I knew I wanted something built in flash as I wanted nice animations for image transitions etc, however I was very very concious the whole time not to put in any gimmicks for the sake of it. The idea the whole way through was to make the site functional and about the pictures more than anything. I think that theory has been kept to nicely.

I am very pleased with the way it has come together, from the random home page image on load up to the ability to buy pictures through the site, thanks to photobox's excellent 'pro gallery' service.

I have decided not to use a lot of images from the old site as they were pretty old and looking back at the original NEF's I realised they were not sharp enough for large prints so they had to go.

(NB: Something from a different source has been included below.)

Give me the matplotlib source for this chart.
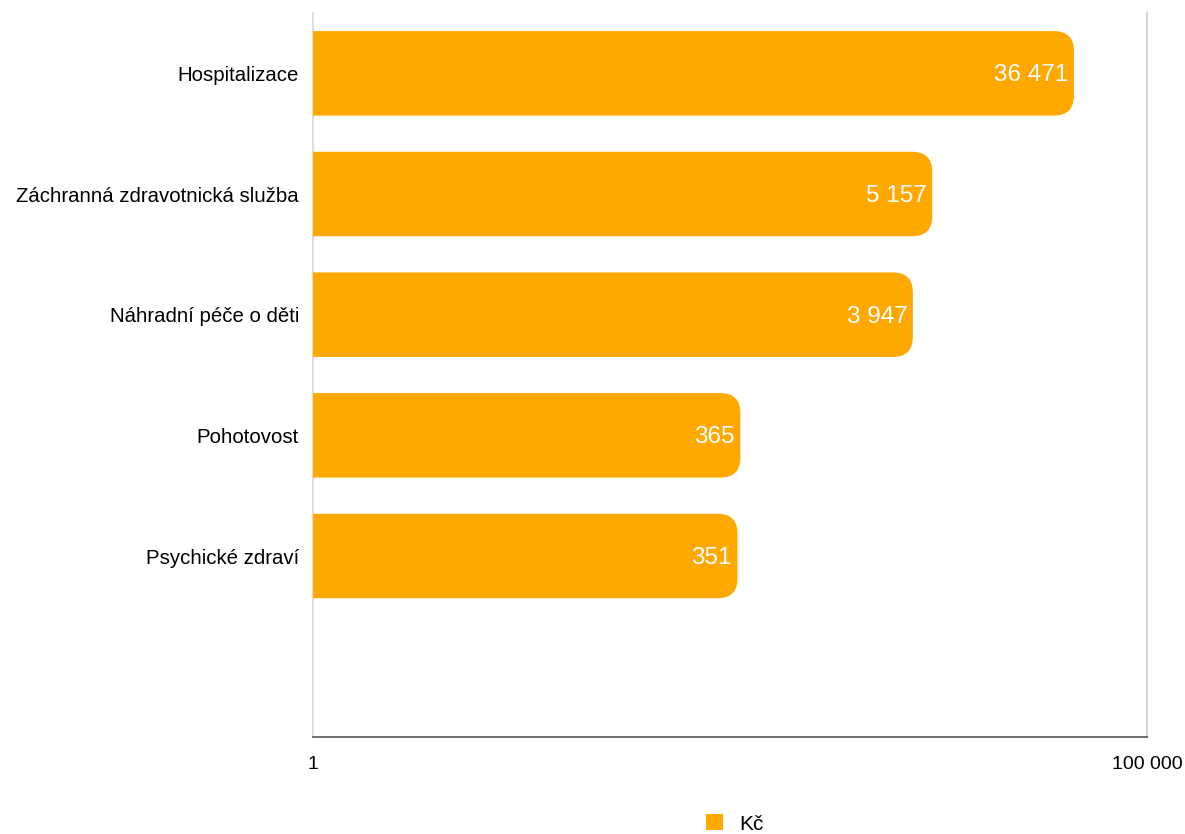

Anyway, enough talk. Go have a view and see what you think...feel free to to leave your mark in the guestbook as well 
	

	
	
		
		

		
			





P.S. Its been bug tested to death but if you find anything strange happening or links that do not work then please let me know.


----------



## oCyrus55 (Dec 10, 2006)

Wow, I really enjoy your site, and I think it is really great.  You have some awesome shots on there.  Good stuff!


----------



## oldnavy170 (Dec 10, 2006)

Well I checked out your website and I think its pretty good.  I like your photos.  I am wondering why you would post a photo that you don't want to sell (the one of the baby).  If the whole point of your website is to sell your photos then why put up the one that you don't want to sell? Just curious.


----------



## bcaparoon (Dec 10, 2006)

I love your work! The website is very nice too. The only thing is that an all flash website won't be spidered by search engines but other then that very nice, clean simple and easy to use.


----------



## Silverpenguin (Dec 11, 2006)

oldnavy, I really like both those photos as one is a very close friend and the other is the baby of another friend. So I decided to put them in for them. I figured 2 photos out of 40+ not being for sale would be ok  (and that 40+ will grow massively next year hopefully)

bcaparoon, you've just reminded me - I havent added any meta data to the html page the flash movie sits in!! That should help with that issue, thanks


----------



## Alex_B (Dec 11, 2006)

i think that webpage looks very neat and professional.

makes it even harder for me to post my webpage here someday 

also the photography you present there is stunning


----------